Fabiani confirmed this in an email late Friday, a day after the announcement of the joint stadium proposal in Carson, California, south of Los Angeles.
“The project is subject to a binding purchase and sale agreement,” Fabiani wrote in the email. “All parties are bound by the agreement.” When NBC 7 first reached out to Fabiani he said, the "land has been purchased through a binding agreement with the seller."
Friday, the City of Carson and members of organized labor gathered to celebrate a proposed NFL stadium that may soon be shared by the Chargers and Raiders. The small community is home to the 168-acres of land, which Fabiani calls “Plan B” for a new stadium for the Chargers.
According to the Los Angeles County Assessor's Office, the owner of the land is Carson Marketplace, a company based in Newport Beach. The company has owned the land since May 2008.
In a press release, the seller of the property was identified as Starwood Capital Group, a company affiliated with Carson Marketplace. Tom Johnson, a spokesperson for the company, confirmed Starwood still owns the land. In an email he said, “we are excited by the prospects for the project."
Johnson added in an email the Chargers have control over the land.

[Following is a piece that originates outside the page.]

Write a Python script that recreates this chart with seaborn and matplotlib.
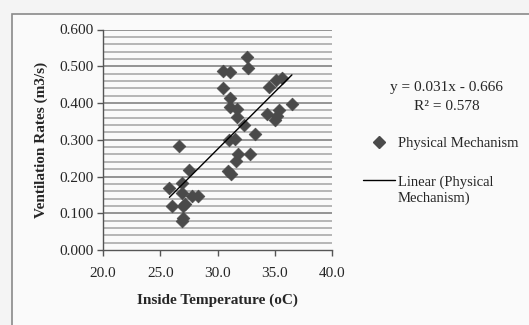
import matplotlib
matplotlib.use("Agg")
import matplotlib.pyplot as plt
from matplotlib.patches import Rectangle
from matplotlib.lines import Line2D
import seaborn as sns
import pandas as pd
import numpy as np

# inside temperature (oC) and ventilation rate (m3/s)
temperature = [32.6, 32.7, 30.5, 31.1, 30.5, 31.1, 31.1, 31.7, 31.7, 34.5,
               35.1, 35.6, 36.5, 34.3, 35.4, 35.0, 35.2, 32.3, 33.3, 31.0,
               31.5, 26.6, 31.8, 32.8, 31.6, 30.9, 31.2, 27.5, 26.9, 25.8,
               26.9, 27.8, 28.3, 26.0, 27.0, 27.2, 27.0, 26.9]
vent_rate = [0.525, 0.496, 0.488, 0.484, 0.440, 0.413, 0.389, 0.383, 0.361, 0.443,
             0.463, 0.467, 0.398, 0.369, 0.381, 0.355, 0.365, 0.341, 0.316, 0.298,
             0.303, 0.282, 0.262, 0.262, 0.241, 0.216, 0.207, 0.219, 0.183, 0.169,
             0.155, 0.148, 0.148, 0.119, 0.121, 0.124, 0.088, 0.080]

df = pd.DataFrame({"temp": temperature, "rate": vent_rate})

sns.set_style("white")
plt.rcParams["font.family"] = ["Liberation Serif", "DejaVu Serif"]

fig = plt.figure(figsize=(5.29, 3.25), dpi=100)
fig.patch.set_facecolor("#f4f4f4")
border = Rectangle((12 / 529, -0.1), 1.2, 1 - 14 / 325 + 0.1,
                   transform=fig.transFigure, facecolor="#fafafa",
                   edgecolor="#8a8a8a", linewidth=1.2, zorder=-5)
fig.patches.append(border)

ax = fig.add_axes([103 / 529, 1 - 250 / 325, 229 / 529, 220.5 / 325])
ax.set_zorder(2)
ax.set_facecolor("#fafafa")

# horizontal gridlines: minor every 0.02, major every 0.1
for v in np.arange(0.02, 0.6001, 0.02):
    major = abs(v * 10 - round(v * 10)) < 1e-6
    ax.axhline(v, color="#8c8c8c" if major else "#b0b0b0",
               linewidth=1.3, zorder=1)

sns.scatterplot(data=df, x="temp", y="rate", marker="D", s=42,
                color="#4a4a4a", edgecolor="#4a4a4a", linewidth=0.5,
                ax=ax, zorder=3)
sns.regplot(data=df, x="temp", y="rate", scatter=False, ci=None,
            line_kws={"color": "black", "linewidth": 1.0, "zorder": 4}, ax=ax)

ax.set_xlim(20, 40)
ax.set_ylim(0, 0.6)
ax.set_xticks(np.arange(20, 40.1, 5))
ax.set_yticks(np.arange(0, 0.601, 0.1))
ax.set_xticklabels([f"{t:.1f}" for t in np.arange(20, 40.1, 5)])
ax.set_yticklabels([f"{t:.3f}" for t in np.arange(0, 0.601, 0.1)])
ax.tick_params(axis="both", direction="out", length=4, width=1,
               color="#555555", labelsize=11, pad=3, bottom=True, left=True)
ax.tick_params(axis="x", pad=8)
for side in ["top", "right"]:
    ax.spines[side].set_visible(False)
for side in ["left", "bottom"]:
    ax.spines[side].set_color("#555555")
    ax.spines[side].set_linewidth(1)

ax.set_xlabel("Inside Temperature (oC)", fontsize=11, fontweight="bold", labelpad=10)
ax.set_ylabel("Ventilation Rates (m3/s)", fontsize=11, fontweight="bold", labelpad=8)

# trendline equation
fig.text(447 / 529, 1 - 87 / 325, "y = 0.031x - 0.666", ha="center", va="center", fontsize=11)
fig.text(447 / 529, 1 - 106 / 325, "R\u00b2 = 0.578", ha="center", va="center", fontsize=11)

# legend
handles = [Line2D([], [], marker="D", linestyle="none", color="#4a4a4a", markersize=6),
           Line2D([], [], color="black", linewidth=1.0)]
fig.legend(handles, ["Physical Mechanism", "Linear (Physical"],
           loc="upper left", bbox_to_anchor=(350 / 529, 1 - 124 / 325),
           frameon=False, fontsize=10.5, handlelength=2.2, handletextpad=0.2,
           labelspacing=1.7)
fig.text(398 / 529, 1 - 198 / 325, "Mechanism)", ha="left", va="center", fontsize=10.5)

fig.savefig("out.png", dpi=100, facecolor=fig.get_facecolor())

Fabiani said the sale “is not contingent on anything” and “the buyer is obligated to buy. The seller is obligated to sell. Period.”
Both teams announced they plan to continue seeking public subsidies for new stadiums in their respective home markets, but they are pursuing the Carson proposal in case they are unable to finalize any deals. In San Diego, Mayor Kevin Faulconer - who recently named a special stadium advisory board - said he was unaware the Chargers and Raiders had been planning such a move.